The apostle Peter describes this choice as “clothe yourselves with humility” (1 Peter 5:5, New International Version). That seems like a strange way to describe the choice we make until we look into the meaning of the Greek. According to The Expositor’s Bible Commentary, “‘Clothe yourselves’ (egkombosasthe) is a rare word that refers to a slave putting on an apron before serving. So Christians are to imitate their Lord, who girded himself and served” (1981, Vol. 12).
Christ’s example of service
The second sentence of the Expositor’s quote refers to John 13, which describes Christ as He assumed the role of the lowest of household servants to wash the feet of His disciples. An important aspect of being clothed with humility is choosing to serve by choosing to do what the people around you need.
So what does this have to do with success? We find the answer in a companion passage. On that very night before Christ was crucified, the night on which He took the role of a servant to wash the feet of His disciples, they began to argue about who among them would be greatest in the Kingdom (Luke 22:24). In essence, they were concerned about their own success.

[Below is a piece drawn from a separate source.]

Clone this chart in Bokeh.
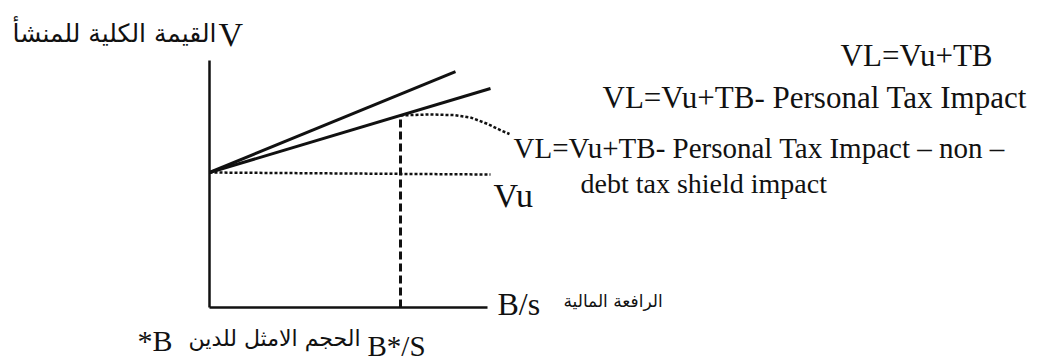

What Christ said is revealing. After mentioning that gentile kings routinely “exercise lordship” (verse 25), Christ taught His disciples that whoever “is greatest among you, let him be as the younger, and he who governs as he who serves” (verse 26).
If we want to succeed in life, then we, too, must continually choose humility.
Sidebar: What, Exactly, Is Humility?
In our narcissistic age of social media and selfies, the idea of humility being an important principle for success, let alone a critically important key, seems absurd. After all, the Western world has tirelessly promoted self-esteem as vital to emotional well-being ever since psychologist Abraham Maslow published his hierarchy of needs in 1943.
Isn’t self-esteem in opposition to humility? To be humble, don’t we have to think of ourselves as having little or no value? And if we don’t believe we have value—that we have something to offer—then why would anyone else believe we do?
The answers become clear when we begin to consider Christ’s example. No one would argue that He saw Himself as having little or no value, and yet neither would anyone argue that He lacked humility.
“Let this mind be in you”
One of the most moving passages in Scripture is in Paul’s letter to the Philippian church. Paul admonishes the Church to adopt the mind-set of Christ, and that mind-set is one of humility:
“Let nothing be done through selfish ambition or conceit, but in lowliness of mind let each esteem others better than himself. Let each of you look out not only for his own interests, but also for the interests of others.
“Let this mind be in you which was also in Christ Jesus, who, being in the form of God, did not consider it robbery to be equal with God, but made Himself of no reputation, taking the form of a bondservant, and coming in the likeness of men. And being found in appearance as a man, He humbled Himself and became obedient to the point of death, even the death of the cross” (Philippians 2:3-8).
Notice that Christ “did not consider it robbery to be equal with God” (verse 6), so He did not think of Himself as having little value. On the other hand, Christ “humbled Himself and became obedient to the point of death” (verse 8).
Humility, then, is not just about how we view ourselves. It is about how we view others. Of course, none of us should have an exaggerated sense of importance, but denying our God-given talents is just as wrong. The right approach is a realistic appraisal of our own abilities, coupled with a desire to use those abilities to serve others. That is real humility!